Coffee bushes are grown in almost all mountainous regions of the country. Many wild coffee varieties are still being discovered, the most recent being Coffea Kihansiensis from the Udzungwa Mountains. In the main growing areas Mara, Kilimanjaro, Ruvuma, Mbeya, Kigoma, Arusha, Manyara, Bukoba and Kagera are cultivated both Arabica, harvested in July-December and processed in the wet state, and Robusta harvested in April-November and processed by the natural method.

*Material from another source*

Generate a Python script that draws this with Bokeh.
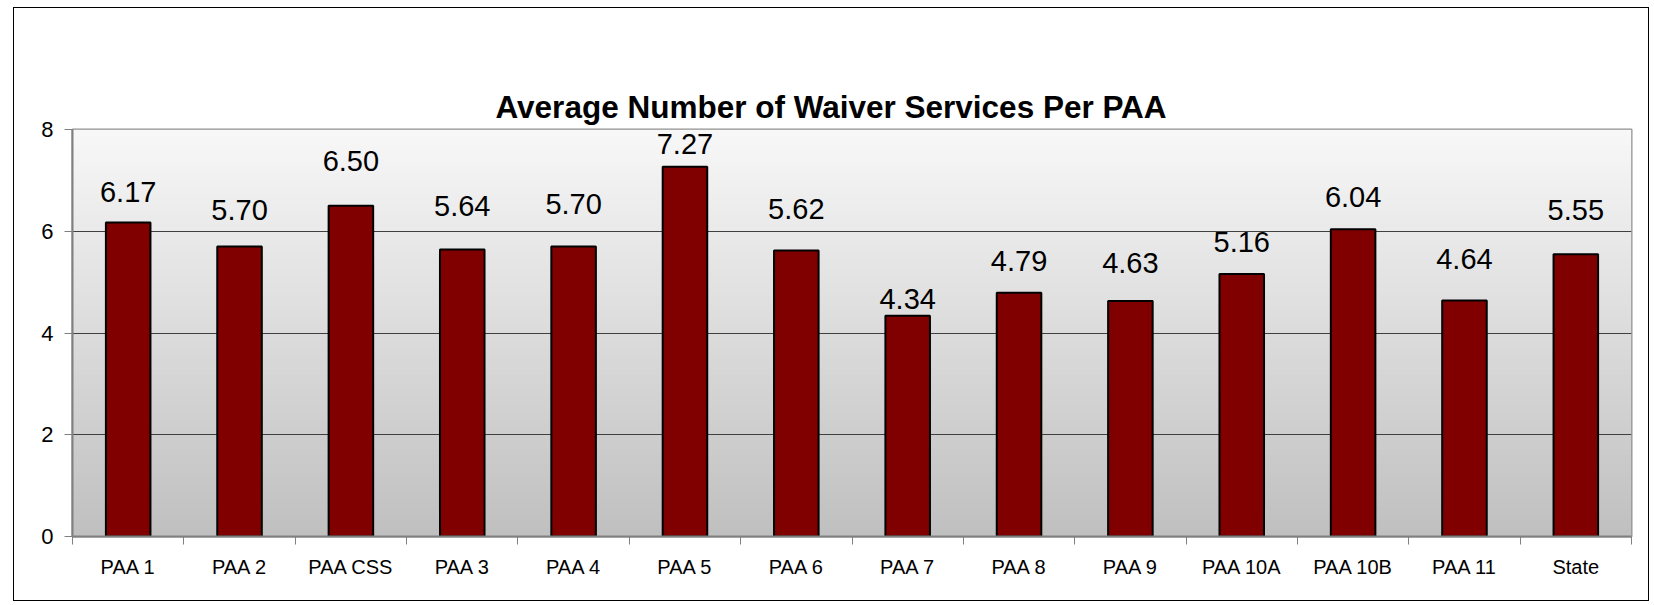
import numpy as np
from bokeh.plotting import figure
from bokeh.models import Range1d, FixedTicker, ColumnDataSource, LabelSet, LinearAxis
from bokeh.core.properties import value
from bokeh.embed import file_html
from bokeh.resources import INLINE

categories = ["PAA 1", "PAA 2", "PAA CSS", "PAA 3", "PAA 4", "PAA 5", "PAA 6",
              "PAA 7", "PAA 8", "PAA 9", "PAA 10A", "PAA 10B", "PAA 11", "State"]
averages = [6.17, 5.70, 6.50, 5.64, 5.70, 7.27, 5.62, 4.34, 4.79, 4.63, 5.16, 6.04, 4.64, 5.55]
y_ticks = [0, 2, 4, 6, 8]
title_text = "Average Number of Waiver Services Per PAA"

# styling: pixel gap between each bar top and its value label baseline (as placed in the original)
label_gap_px = [21, 27, 35, 34, 33, 13, 32, 7, 22, 28, 22, 22, 31, 34]

FONT = "Liberation Sans"
n = len(categories)
centers = [i + 0.5 for i in range(n)]
bounds = list(range(n + 1))

p = figure(width=1636, height=594, output_backend="svg", toolbar_location=None,
           x_range=Range1d(0, n), y_range=Range1d(0, 8),
           min_border_left=58, min_border_right=19, min_border_top=121, min_border_bottom=66,
           background_fill_color="white", border_fill_color="white",
           title=title_text)
p.styles = {"border": "1px solid #000000", "margin-left": "13px", "margin-top": "7px"}

p.title.align = "left"
p.title.offset = 423
p.title.text_font = FONT
p.title.text_font_size = "31.5px"
p.title.text_font_style = "bold"
p.title.text_color = "black"
p.title.standoff = 10

# invisible tick-less axis above the frame, used as a spacer that lifts the title
spacer_axis = LinearAxis(ticker=FixedTicker(ticks=[]), axis_line_color=None,
                         major_tick_line_color=None, minor_tick_line_color=None,
                         major_tick_out=58, major_tick_in=0, minor_tick_out=0,
                         major_label_standoff=0, axis_label=None)
p.add_layout(spacer_axis, "above")

# gradient background of plot area
N = 256
t = np.linspace(0, 1, N)
g = (0xc0 + (0xf8 - 0xc0) * t).astype(np.uint8)
img = np.zeros((N, 1), dtype=np.uint32)
view = img.view(dtype=np.uint8).reshape((N, 1, 4))
view[:, 0, 0] = g
view[:, 0, 1] = g
view[:, 0, 2] = g
view[:, 0, 3] = 255
p.image_rgba(image=[img], x=0, y=0, dw=n, dh=8, level="image")

src = ColumnDataSource(dict(x=centers, top=averages, cat=categories, gap=label_gap_px,
                            lab=["%.2f" % v for v in averages]))
p.vbar(x="x", top="top", width=0.4, source=src, fill_color="#800000",
       line_color="black", line_width=2)
labels = LabelSet(x="x", y="top", text="lab", source=src, text_align="center",
                  text_baseline="alphabetic", y_offset="gap", text_font=value(FONT),
                  text_font_size=value("29px"), text_color="black")
p.add_layout(labels)

# axes
xaxis = p.below[0]
xaxis.ticker = FixedTicker(ticks=centers, minor_ticks=bounds)
xaxis.major_label_overrides = {c: cat for c, cat in zip(centers, categories)}
xaxis.major_tick_line_color = None
xaxis.major_tick_out = 0
xaxis.major_tick_in = 0
xaxis.minor_tick_out = 8
xaxis.minor_tick_in = 0
xaxis.minor_tick_line_color = "#808080"
xaxis.axis_line_color = "#808080"
xaxis.axis_line_width = 2
xaxis.major_label_text_font = FONT
xaxis.major_label_text_font_size = "20px"
xaxis.major_label_text_color = "black"
xaxis.major_label_standoff = 11

yaxis = p.left[0]
yaxis.ticker = FixedTicker(ticks=y_ticks)
yaxis.minor_tick_line_color = None
yaxis.major_tick_out = 8
yaxis.major_tick_in = 0
yaxis.major_tick_line_color = "#808080"
yaxis.axis_line_color = "#808080"
yaxis.axis_line_width = 2
yaxis.major_label_text_font = FONT
yaxis.major_label_text_font_size = "22px"
yaxis.major_label_text_color = "black"
yaxis.major_label_standoff = 11

p.xgrid.grid_line_color = None
p.ygrid.ticker = FixedTicker(ticks=[2, 4, 6])
p.ygrid.grid_line_color = "#404040"
p.ygrid.grid_line_width = 1

p.outline_line_color = "#909090"
p.outline_line_width = 2

open("out.html", "w").write(file_html(p, INLINE))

Tanzania's economy is largely based on agriculture, providing employment for about 90% of the available labor force, and accounts for almost 85% of exports, with coffee in second place after tobacco. Most of the coffee is cultivated by small producers, with plots of around 5 hectares, obtaining almost 90% of the entire harvest of the country, the rest belonging to cooperatives. 75% of the production volume is Arabica. Today, about 450.000 homeowners grow coffee for a better living standard and they also support another 4.5 million family members of those who work on farms. Due to the profile of the typical producer, the sustainability of the industry is being tested, and to solve these specific problems TCB has developed a strategy adopted in 2001 and revised in 2012, which focuses on increasing high quality coffee production to about 100.000 tons by the year 2021, which would mean that at that time at least 70% of the coffee produced in Tanzania would be placed on the specialty markets. Also, as an extension of this goal, the Tanzania Coffee Research Institute, TaCRI, was established with two main objectives: to improve farmers' livelihoods and to further develop a sustainable, profitable and prosperous coffee industry. As part of these goals, the institute aims to replant the 200 million coffee bushes across the country with improved varieties.